BOROUGH VOTE: Voters in giving mood despite low turnout

By Andrew Wellner

Frontiersman

MAT-SU — Mother Nature may have had a hand in keeping voter turnout across the Mat-Su Borough to 14.61 percent Tuesday, where 7,923 of the Borough’s 54,234 registered voters made it in to polling places during the season’s first snowfall.

Nevertheless, voters were in a generous mood, passing bond issues and merging fire service areas.

At the Colony Middle School polling station, election workers said that as of 6:30 p.m., with only an hour and a half to go before polls closed, only 135 people had showed up to vote. At the Palmer Senior Center and Pioneer Peak Elementary, turnouts were similar. The number of voters, most agreed, was nothing compared to August’s primary elections, which in places drew crowds standing in line to cast ballots.

Those who did vote elected Ole Larson to the Mat-Su Borough School District Board of Education, upsetting Seat D incumbent Patricia Purcell 3,984 votes to 3,087. Brian Sullivan and Myrl Thompson were unopposed and elected to Seats E and G respectively.

The school district also got the go-ahead from voters to move forward with $19 million in security and improvement upgrades. Although voters gave the district authority to issue bonds for multiple projects, the district expects to see a 70 percent buy-in from the state.

Voters also revved the Borough’s engines by approving bonds for transportation upgrades around the Borough. The transportation bonds passed 4,334 votes to 3,450.

At Colony, Harry Crippen said he voted for both bond packages.

“I don’t want to raise property taxes, but I think both of those are very necessary,” he said.

A former student at Palmer High School, Crippen said that a replacement for the school’s roof contained in the bond package was likely overdue, if it’s the same roof the building had when he attended in the 1980s.

At Pioneer Peak, voter Ray Kizer took the opposite stance, voting against both bond packages.

“I’d like to see us get through this major election and see how the economy is going to go,” Kizer said, referencing November’s general election. “I’ve always in the past been in favor of schools and roads and fire departments, all those essential things.”

An effort by Matanuska Electric Association to repeal the Borough’s ordinance governing power generation plants failed, 4,311-3,429.

Utility spokeswoman Lorali Carter said it was unfortunate that ratepayers would see plans to build a natural gas fired power plant subjected to more government “red tape.”

On the other side, utility board member Janet Kincaid seemed pleased with the result, saying any project of that magnitude deserves a through, public process.

For residents of the Big Lake and Meadow Lakes areas, borough officials expect fire service and response to become more efficient with a merger of the areas’ fire departments.
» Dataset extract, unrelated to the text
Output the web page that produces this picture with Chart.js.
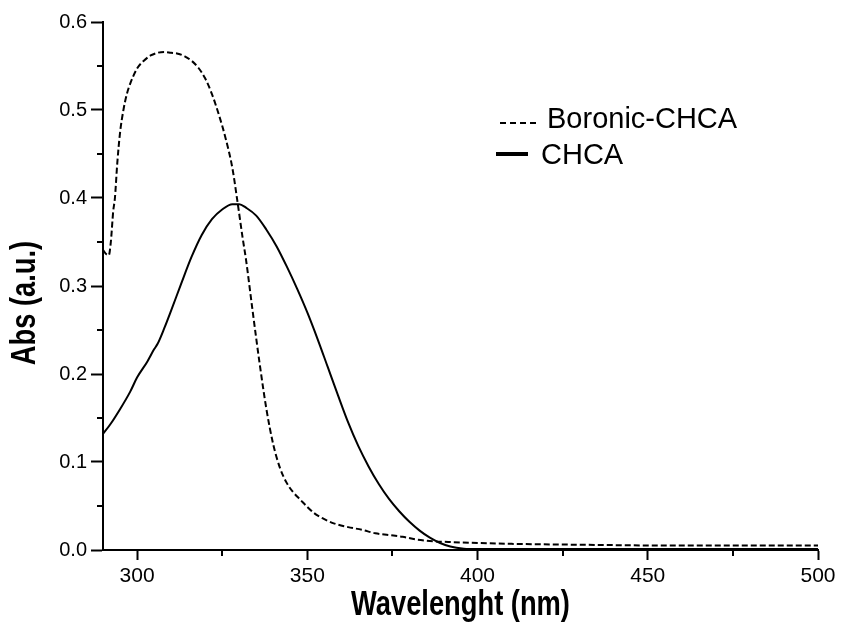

Voters approved the merger Tuesday by a combined vote of 627 to 454.

In the Caswell Lakes area, residents will have the services of a fire department for the first time, with voters there giving the green light to establishing a Caswell Lakes Fire Service Area, 64 votes to 9.

Reached late Tuesday, the borough’s emergency services director Dennis Brodigan said he was very pleased at the results of both votes.

“That’s wonderful,” he said. But, noting that the results aren’t yet official, he added, “hopefully all of those are the done and those are the final numbers and we won’t have any surprises in the morning.”